WHAT YOU WILL DO: Output the full listing below exactly as it reads, and skip anything that is a picture.

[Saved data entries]
▬▬▬

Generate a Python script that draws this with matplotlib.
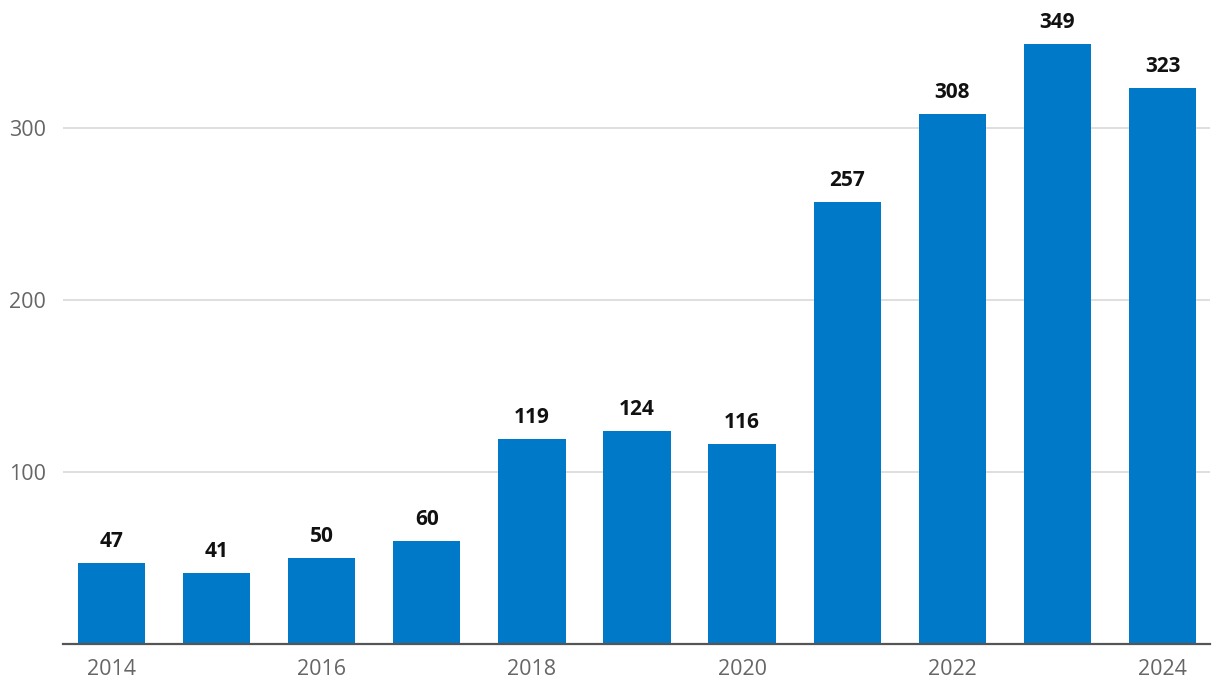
import matplotlib
matplotlib.use('Agg')
import matplotlib.pyplot as plt

# 데이터
years = [2014, 2015, 2016, 2017, 2018, 2019, 2020, 2021, 2022, 2023, 2024]
values = [47, 41, 50, 60, 119, 124, 116, 257, 308, 349, 323]
x_ticks = [2014, 2016, 2018, 2020, 2022, 2024]
y_ticks = [100, 200, 300]

plt.rcParams['font.family'] = ['Open Sans', 'DejaVu Sans']

fig = plt.figure(figsize=(12.2, 6.96), dpi=100)
ax = fig.add_axes([63 / 1220, 52 / 696, (1210 - 63) / 1220, (644 - 10) / 696])

bar_color = '#0079c8'
ax.bar(years, values, width=0.64, color=bar_color, zorder=3)

# 막대 위 값 표시
for x, v in zip(years, values):
    ax.annotate(str(v), (x, v), xytext=(0, 8), textcoords='offset points',
                ha='center', va='bottom', fontsize=15, fontweight='bold', color='#111111')

ax.set_xlim(2014 - 0.462, 2024 + 0.452)
ax.set_ylim(0, (644 - 10) / 1.72)
ax.set_xticks(x_ticks)
ax.set_xticklabels([str(t) for t in x_ticks])
ax.set_yticks(y_ticks)

ax.grid(axis='y', color='#d9d9d9', linewidth=1.2, zorder=0)
ax.tick_params(axis='both', length=0, labelsize=15.5, labelcolor='#666666')
ax.tick_params(axis='x', pad=11)
ax.tick_params(axis='y', pad=12)

for s in ['top', 'right', 'left']:
    ax.spines[s].set_visible(False)
ax.spines['bottom'].set_color('#555555')
ax.spines['bottom'].set_linewidth(1.6)
ax.spines['bottom'].set_zorder(4)

fig.savefig('out.png', dpi=100)
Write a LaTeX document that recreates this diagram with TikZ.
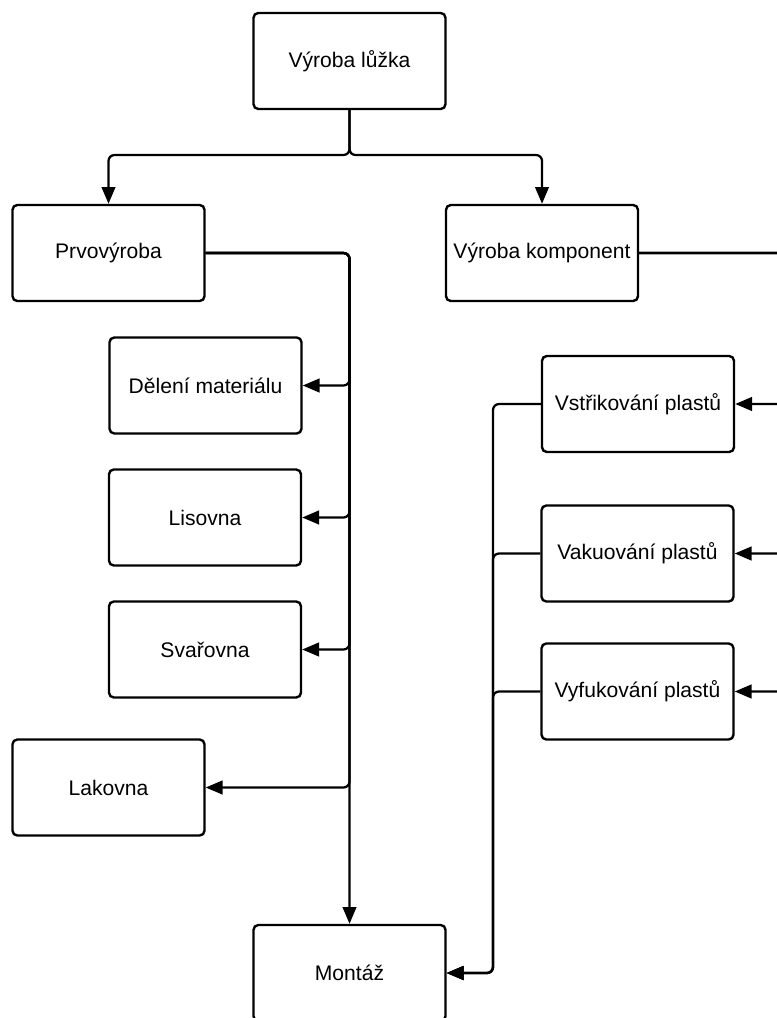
\documentclass[tikz,border=0pt]{standalone}
\usepackage{fontspec}
\setmainfont{Liberation Sans}
\usepackage{tikz}
\usetikzlibrary{arrows.meta}

\begin{document}
\begin{tikzpicture}[x=0.25mm, y=-0.25mm,
    box/.style={draw, line width=1.7pt, rounded corners=1.2mm, fill=white,
        minimum width=48mm, minimum height=24mm, inner sep=0pt,
        font=\fontsize{15}{18}\selectfont},
    link/.style={line width=1.6pt, rounded corners=1.5mm,
        -{Triangle[length=4.2mm, width=3.4mm]}}]

    % frame of the page (pixels of the original, y going down)
    \useasboundingbox (0,0) rectangle (776,1018);

    % === top level ===
    \node[box] (lozko) at (349.5, 61) {Výroba lůžka};
    \node[box] (prvo)  at (108.5, 253) {Prvovýroba};
    \node[box] (komp)  at (542, 253) {Výroba komponent};

    % === left column (prvovýroba) ===
    \node[box] (deleni)  at (205.5, 385.5) {Dělení materiálu};
    \node[box] (lis)     at (205, 517.5) {Lisovna};
    \node[box] (svar)    at (205, 649.5) {Svařovna};
    \node[box] (lak)     at (108.5, 787.5) {Lakovna};

    % === right column (komponenty) ===
    \node[box] (vstrik) at (638, 404) {Vstřikování plastů};
    \node[box] (vakuum) at (637.5, 553.5) {Vakuování plastů};
    \node[box] (vyfuk)  at (637.5, 691.5) {Vyfukování plastů};

    % === bottom ===
    \node[box] (montaz) at (349.5, 973) {Montáž};

    % rails of the connectors
    \coordinate (split) at (349.5, 155);
    \coordinate (railP) at (349.5, 0);
    \coordinate (railK) at (800, 0);
    \coordinate (railM) at (493, 0);

    % from the top box
    \draw[link] (lozko.south) -- (split) -| (prvo.north);
    \draw[link] (lozko.south) -- (split) -| (komp.north);

    % prvovýroba branches
    \draw[link] (prvo.east) -| (railP |- deleni.east) -- (deleni.east);
    \draw[link] (prvo.east) -| (railP |- lis.east) -- (lis.east);
    \draw[link] (prvo.east) -| (railP |- svar.east) -- (svar.east);
    \draw[link] (prvo.east) -| (railP |- lak.east) -- (lak.east);
    \draw[link] (prvo.east) -| (montaz.north);

    % výroba komponent branches (rail runs off the page on the right)
    \draw[link] (komp.east) -| (railK |- vstrik.east) -- (vstrik.east);
    \draw[link] (komp.east) -| (railK |- vakuum.east) -- (vakuum.east);
    \draw[link] (komp.east) -| (railK |- vyfuk.east) -- (vyfuk.east);

    % plastics into assembly
    \draw[link] (vstrik.west) -| (railM |- montaz.east) -- (montaz.east);
    \draw[link] (vakuum.west) -| (railM |- montaz.east) -- (montaz.east);
    \draw[link] (vyfuk.west) -| (railM |- montaz.east) -- (montaz.east);

\end{tikzpicture}
\end{document}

▬▬▬

RESPONSE TO THIS TASK:
Generate a Python script that draws this with matplotlib.
import matplotlib
matplotlib.use('Agg')
import matplotlib.pyplot as plt

# 데이터
years = [2014, 2015, 2016, 2017, 2018, 2019, 2020, 2021, 2022, 2023, 2024]
values = [47, 41, 50, 60, 119, 124, 116, 257, 308, 349, 323]
x_ticks = [2014, 2016, 2018, 2020, 2022, 2024]
y_ticks = [100, 200, 300]

plt.rcParams['font.family'] = ['Open Sans', 'DejaVu Sans']

fig = plt.figure(figsize=(12.2, 6.96), dpi=100)
ax = fig.add_axes([63 / 1220, 52 / 696, (1210 - 63) / 1220, (644 - 10) / 696])

bar_color = '#0079c8'
ax.bar(years, values, width=0.64, color=bar_color, zorder=3)

# 막대 위 값 표시
for x, v in zip(years, values):
    ax.annotate(str(v), (x, v), xytext=(0, 8), textcoords='offset points',
                ha='center', va='bottom', fontsize=15, fontweight='bold', color='#111111')

ax.set_xlim(2014 - 0.462, 2024 + 0.452)
ax.set_ylim(0, (644 - 10) / 1.72)
ax.set_xticks(x_ticks)
ax.set_xticklabels([str(t) for t in x_ticks])
ax.set_yticks(y_ticks)

ax.grid(axis='y', color='#d9d9d9', linewidth=1.2, zorder=0)
ax.tick_params(axis='both', length=0, labelsize=15.5, labelcolor='#666666')
ax.tick_params(axis='x', pad=11)
ax.tick_params(axis='y', pad=12)

for s in ['top', 'right', 'left']:
    ax.spines[s].set_visible(False)
ax.spines['bottom'].set_color('#555555')
ax.spines['bottom'].set_linewidth(1.6)
ax.spines['bottom'].set_zorder(4)

fig.savefig('out.png', dpi=100)
Write a LaTeX document that recreates this diagram with TikZ.
\documentclass[tikz,border=0pt]{standalone}
\usepackage{fontspec}
\setmainfont{Liberation Sans}
\usepackage{tikz}
\usetikzlibrary{arrows.meta}

\begin{document}
\begin{tikzpicture}[x=0.25mm, y=-0.25mm,
    box/.style={draw, line width=1.7pt, rounded corners=1.2mm, fill=white,
        minimum width=48mm, minimum height=24mm, inner sep=0pt,
        font=\fontsize{15}{18}\selectfont},
    link/.style={line width=1.6pt, rounded corners=1.5mm,
        -{Triangle[length=4.2mm, width=3.4mm]}}]

    % frame of the page (pixels of the original, y going down)
    \useasboundingbox (0,0) rectangle (776,1018);

    % === top level ===
    \node[box] (lozko) at (349.5, 61) {Výroba lůžka};
    \node[box] (prvo)  at (108.5, 253) {Prvovýroba};
    \node[box] (komp)  at (542, 253) {Výroba komponent};

    % === left column (prvovýroba) ===
    \node[box] (deleni)  at (205.5, 385.5) {Dělení materiálu};
    \node[box] (lis)     at (205, 517.5) {Lisovna};
    \node[box] (svar)    at (205, 649.5) {Svařovna};
    \node[box] (lak)     at (108.5, 787.5) {Lakovna};

    % === right column (komponenty) ===
    \node[box] (vstrik) at (638, 404) {Vstřikování plastů};
    \node[box] (vakuum) at (637.5, 553.5) {Vakuování plastů};
    \node[box] (vyfuk)  at (637.5, 691.5) {Vyfukování plastů};

    % === bottom ===
    \node[box] (montaz) at (349.5, 973) {Montáž};

    % rails of the connectors
    \coordinate (split) at (349.5, 155);
    \coordinate (railP) at (349.5, 0);
    \coordinate (railK) at (800, 0);
    \coordinate (railM) at (493, 0);

    % from the top box
    \draw[link] (lozko.south) -- (split) -| (prvo.north);
    \draw[link] (lozko.south) -- (split) -| (komp.north);

    % prvovýroba branches
    \draw[link] (prvo.east) -| (railP |- deleni.east) -- (deleni.east);
    \draw[link] (prvo.east) -| (railP |- lis.east) -- (lis.east);
    \draw[link] (prvo.east) -| (railP |- svar.east) -- (svar.east);
    \draw[link] (prvo.east) -| (railP |- lak.east) -- (lak.east);
    \draw[link] (prvo.east) -| (montaz.north);

    % výroba komponent branches (rail runs off the page on the right)
    \draw[link] (komp.east) -| (railK |- vstrik.east) -- (vstrik.east);
    \draw[link] (komp.east) -| (railK |- vakuum.east) -- (vakuum.east);
    \draw[link] (komp.east) -| (railK |- vyfuk.east) -- (vyfuk.east);

    % plastics into assembly
    \draw[link] (vstrik.west) -| (railM |- montaz.east) -- (montaz.east);
    \draw[link] (vakuum.west) -| (railM |- montaz.east) -- (montaz.east);
    \draw[link] (vyfuk.west) -| (railM |- montaz.east) -- (montaz.east);

\end{tikzpicture}
\end{document}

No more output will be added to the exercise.